Robb was overseeing the operation Friday morning, as some of the larger pieces of equipment were sold to clear out the space for Ridge Top Exteriors. Ridge Top, through an entity called Thatcher Ave LLC, bought the 16,815-square-foot property at 10810 U.S. Highway 19 N. for $1.3 million on Oct. 5, according to Pinellas County property records. It’s three times the size of the company’s original space and offers better visibility and room for staff expansion, according to a statement from Ridge Top, which provides siding, roofing, gutters, windows and door installation and repair.
The sale agreement include all the equipment already in the space, including free weights, squat racks, AstroTurf and batting cases. Ridge Top decided to donate the equipment, and the seller recommended PAL, Robb said.
“We’re a company with deep roots in the community and giving back is part of who we are,” Larry Gebhart, Ridge Top founder and CEO, said in the statement. “Transforming someone’s home makes a positive difference in their life, and that’s what we do every day, so partnering with the Police Athletic League to create opportunities for young people was right up our alley.”
Ridge Top will move all its operations to the new site, but will also keep its Tampa property, a spokesman said.
PAL, located at 1450 16th St.
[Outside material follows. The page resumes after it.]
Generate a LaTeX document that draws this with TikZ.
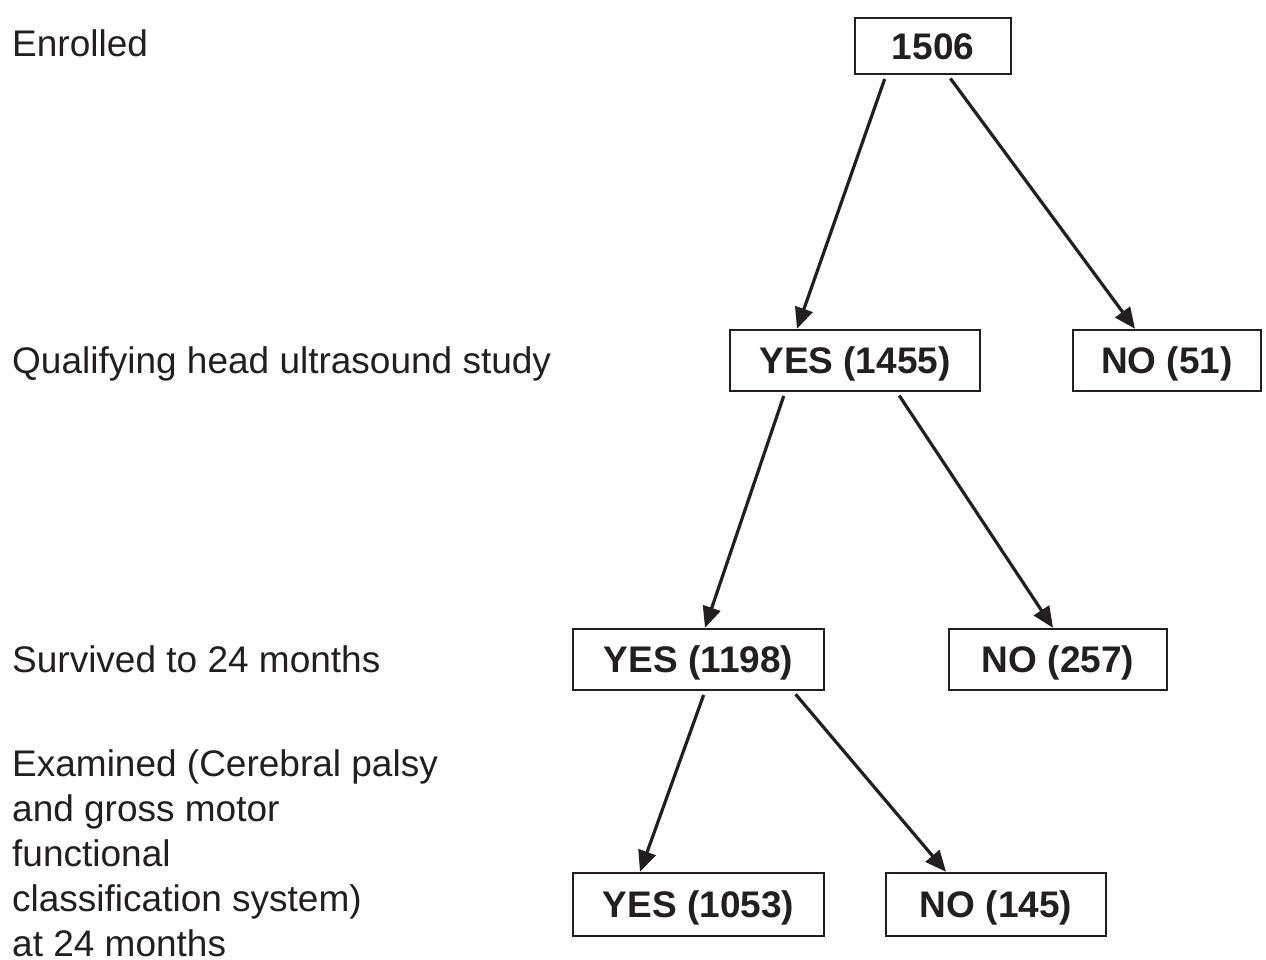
\documentclass[tikz,border=0pt]{standalone}
\usepackage{fontspec}
\setmainfont{Liberation Sans}
\usetikzlibrary{arrows.meta}
\definecolor{ink}{HTML}{231F20}
\begin{document}
\begin{tikzpicture}[x=1pt,y=-1pt,
  box/.style={draw=ink,line width=2.4pt,inner sep=0pt,text=ink,
    text height=26.5pt,text depth=0pt,
    font=\fontsize{37}{44}\selectfont\bfseries},
  lab/.style={inner sep=0pt,text=ink,align=left,
    font=\fontsize{37}{45}\selectfont},
  arr/.style={draw=ink,line width=3.2pt,shorten <=4pt,
    -{Triangle[length=21pt,width=18pt]}}]
\useasboundingbox[fill=white] (0,0) rectangle (1266,960);
% boxes
\node[box,minimum width=156pt,minimum height=56pt] (n1506) at (933,46) {1506};
\node[box,minimum width=250pt,minimum height=61pt] (y1455) at (855,360.5) {YES (1455)};
\node[box,minimum width=188pt,minimum height=61pt] (n51) at (1167,360.5) {NO (51)};
\node[box,minimum width=251pt,minimum height=61pt] (y1198) at (698.5,659.5) {YES (1198)};
\node[box,minimum width=218pt,minimum height=61pt] (n257) at (1058,659.5) {NO (257)};
\node[box,minimum width=251pt,minimum height=63pt] (y1053) at (698.5,904.5) {YES (1053)};
\node[box,minimum width=220pt,minimum height=63pt] (n145) at (996,904.5) {NO (145)};
% labels
\node[lab,anchor=base west] (l1) at (12,57) {Enrolled};
\node[lab,anchor=base west] (l2) at (12,373) {Qualifying head ultrasound study};
\node[lab,anchor=base west] (l3) at (12,672) {Survived to 24 months};
\node[lab,anchor=north west] (l4) at (12,749) {Examined (Cerebral palsy\\and gross motor\\functional\\classification system)\\at 24 months};
% arrows
\draw[arr] ([xshift=-47pt]n1506.south) -- ([xshift=-58pt]y1455.north);
\draw[arr] ([xshift=15pt]n1506.south) -- ([xshift=-32pt]n51.north);
\draw[arr] ([xshift=-70pt]y1455.south) -- ([xshift=6.5pt]y1198.north);
\draw[arr] ([xshift=42pt]y1455.south) -- ([xshift=-5pt]n257.north);
\draw[arr] ([xshift=6.5pt]y1198.south) -- ([xshift=-58.5pt]y1053.north);
\draw[arr] ([xshift=94.5pt]y1198.south) -- ([xshift=-50pt]n145.north);
\end{tikzpicture}
\end{document}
N. in an old armory, has a big gymnasium that was renovated this summer, where it can offer all kinds of athletic activities, as well as a Little League baseball team, so it plans to keep some of the balls and associated equipment. The sports programs are part of the healthy lifestyle activities the organization offers to children, along with literacy enrichment and education, health and wellness, mentoring and career activities including working with St. Petersburg police officers.
PAL serves about 150 children ages 5 to 14 every year, charging $25 a week, but no one is turned away for inability to pay, Robb said.